┏━━
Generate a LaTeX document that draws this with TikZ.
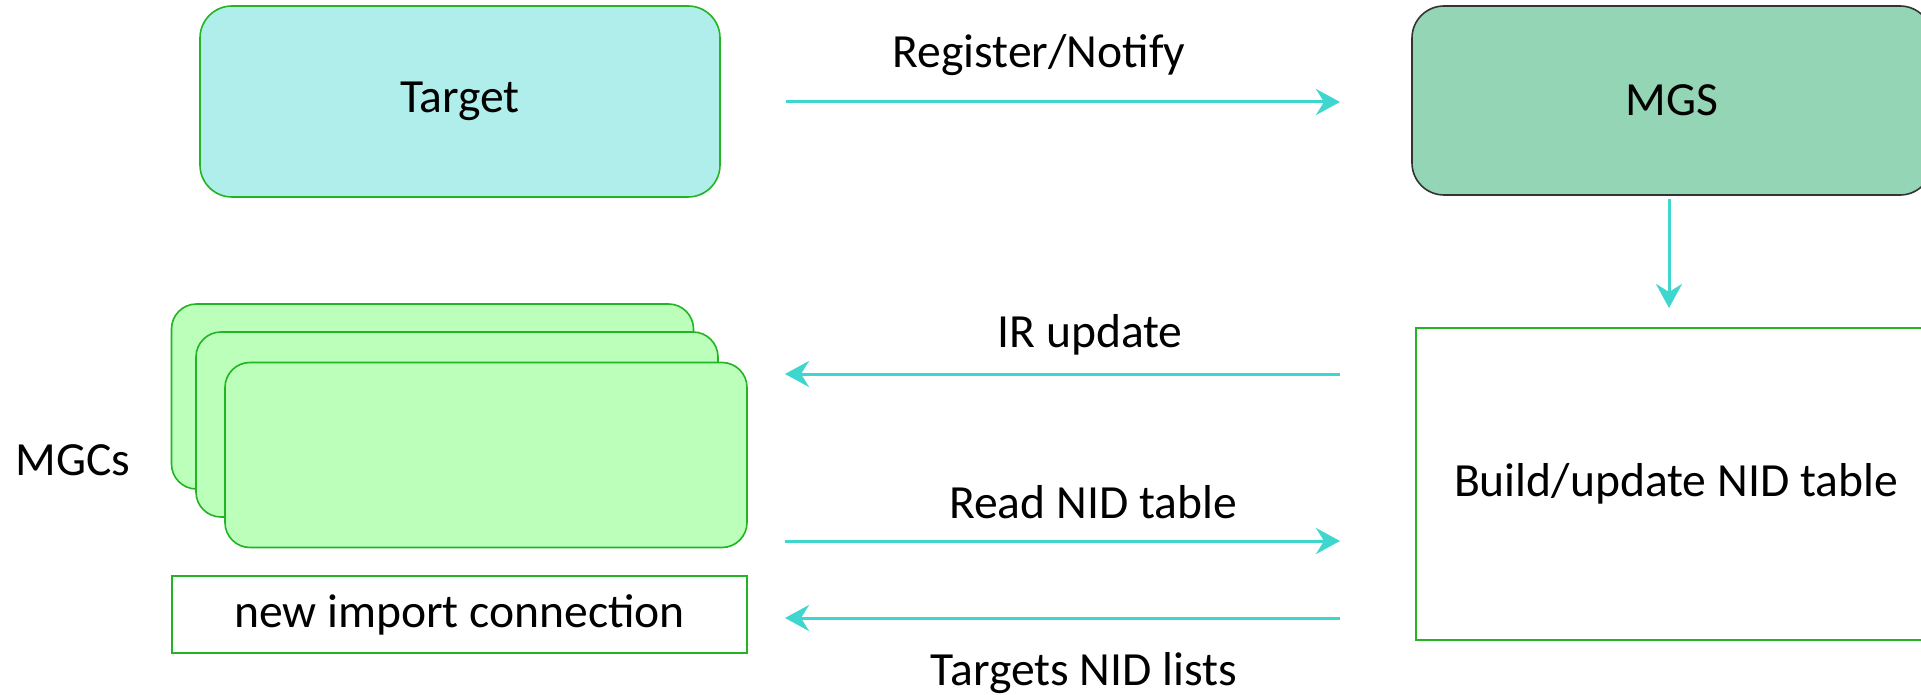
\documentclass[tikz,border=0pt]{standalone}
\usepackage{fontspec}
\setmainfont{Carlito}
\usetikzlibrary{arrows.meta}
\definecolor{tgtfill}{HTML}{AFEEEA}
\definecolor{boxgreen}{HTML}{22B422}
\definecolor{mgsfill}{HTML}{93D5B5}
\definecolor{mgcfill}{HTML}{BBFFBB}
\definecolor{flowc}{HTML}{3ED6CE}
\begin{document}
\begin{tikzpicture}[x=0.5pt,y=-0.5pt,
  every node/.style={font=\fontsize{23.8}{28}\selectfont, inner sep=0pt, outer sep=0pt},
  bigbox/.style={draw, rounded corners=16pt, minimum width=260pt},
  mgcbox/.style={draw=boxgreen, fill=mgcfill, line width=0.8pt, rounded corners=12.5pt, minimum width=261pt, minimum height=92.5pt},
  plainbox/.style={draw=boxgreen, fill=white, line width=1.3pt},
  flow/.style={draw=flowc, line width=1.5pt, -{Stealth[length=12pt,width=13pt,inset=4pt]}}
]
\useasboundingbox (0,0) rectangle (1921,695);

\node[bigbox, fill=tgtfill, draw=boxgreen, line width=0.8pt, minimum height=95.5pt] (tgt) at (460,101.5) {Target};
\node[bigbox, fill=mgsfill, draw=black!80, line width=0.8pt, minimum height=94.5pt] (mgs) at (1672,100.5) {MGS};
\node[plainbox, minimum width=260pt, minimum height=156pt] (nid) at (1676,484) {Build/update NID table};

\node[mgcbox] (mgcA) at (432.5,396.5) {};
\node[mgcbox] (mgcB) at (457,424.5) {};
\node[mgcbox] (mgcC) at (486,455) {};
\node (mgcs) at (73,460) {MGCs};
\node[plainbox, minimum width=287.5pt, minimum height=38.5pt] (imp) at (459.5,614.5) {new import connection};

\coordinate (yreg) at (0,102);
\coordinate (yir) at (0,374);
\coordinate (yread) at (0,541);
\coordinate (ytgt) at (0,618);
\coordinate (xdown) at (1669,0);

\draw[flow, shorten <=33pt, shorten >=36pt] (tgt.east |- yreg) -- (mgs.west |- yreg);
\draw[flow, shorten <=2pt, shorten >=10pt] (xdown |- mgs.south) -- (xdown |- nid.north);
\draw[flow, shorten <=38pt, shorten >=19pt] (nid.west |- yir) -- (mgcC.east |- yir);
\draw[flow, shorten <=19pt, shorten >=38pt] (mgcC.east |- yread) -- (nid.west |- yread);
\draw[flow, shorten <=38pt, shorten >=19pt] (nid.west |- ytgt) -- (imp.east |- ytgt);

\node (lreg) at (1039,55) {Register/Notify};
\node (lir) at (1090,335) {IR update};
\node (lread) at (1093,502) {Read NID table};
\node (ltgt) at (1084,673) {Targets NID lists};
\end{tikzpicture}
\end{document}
┗━━
▶ **Do this**:
Go through the listing above and write it all out exactly, leaving out any picture.

▶ **Exercise output**:
Generate a LaTeX document that draws this with TikZ.
\documentclass[tikz,border=0pt]{standalone}
\usepackage{fontspec}
\setmainfont{Carlito}
\usetikzlibrary{arrows.meta}
\definecolor{tgtfill}{HTML}{AFEEEA}
\definecolor{boxgreen}{HTML}{22B422}
\definecolor{mgsfill}{HTML}{93D5B5}
\definecolor{mgcfill}{HTML}{BBFFBB}
\definecolor{flowc}{HTML}{3ED6CE}
\begin{document}
\begin{tikzpicture}[x=0.5pt,y=-0.5pt,
  every node/.style={font=\fontsize{23.8}{28}\selectfont, inner sep=0pt, outer sep=0pt},
  bigbox/.style={draw, rounded corners=16pt, minimum width=260pt},
  mgcbox/.style={draw=boxgreen, fill=mgcfill, line width=0.8pt, rounded corners=12.5pt, minimum width=261pt, minimum height=92.5pt},
  plainbox/.style={draw=boxgreen, fill=white, line width=1.3pt},
  flow/.style={draw=flowc, line width=1.5pt, -{Stealth[length=12pt,width=13pt,inset=4pt]}}
]
\useasboundingbox (0,0) rectangle (1921,695);

\node[bigbox, fill=tgtfill, draw=boxgreen, line width=0.8pt, minimum height=95.5pt] (tgt) at (460,101.5) {Target};
\node[bigbox, fill=mgsfill, draw=black!80, line width=0.8pt, minimum height=94.5pt] (mgs) at (1672,100.5) {MGS};
\node[plainbox, minimum width=260pt, minimum height=156pt] (nid) at (1676,484) {Build/update NID table};

\node[mgcbox] (mgcA) at (432.5,396.5) {};
\node[mgcbox] (mgcB) at (457,424.5) {};
\node[mgcbox] (mgcC) at (486,455) {};
\node (mgcs) at (73,460) {MGCs};
\node[plainbox, minimum width=287.5pt, minimum height=38.5pt] (imp) at (459.5,614.5) {new import connection};

\coordinate (yreg) at (0,102);
\coordinate (yir) at (0,374);
\coordinate (yread) at (0,541);
\coordinate (ytgt) at (0,618);
\coordinate (xdown) at (1669,0);

\draw[flow, shorten <=33pt, shorten >=36pt] (tgt.east |- yreg) -- (mgs.west |- yreg);
\draw[flow, shorten <=2pt, shorten >=10pt] (xdown |- mgs.south) -- (xdown |- nid.north);
\draw[flow, shorten <=38pt, shorten >=19pt] (nid.west |- yir) -- (mgcC.east |- yir);
\draw[flow, shorten <=19pt, shorten >=38pt] (mgcC.east |- yread) -- (nid.west |- yread);
\draw[flow, shorten <=38pt, shorten >=19pt] (nid.west |- ytgt) -- (imp.east |- ytgt);

\node (lreg) at (1039,55) {Register/Notify};
\node (lir) at (1090,335) {IR update};
\node (lread) at (1093,502) {Read NID table};
\node (ltgt) at (1084,673) {Targets NID lists};
\end{tikzpicture}
\end{document}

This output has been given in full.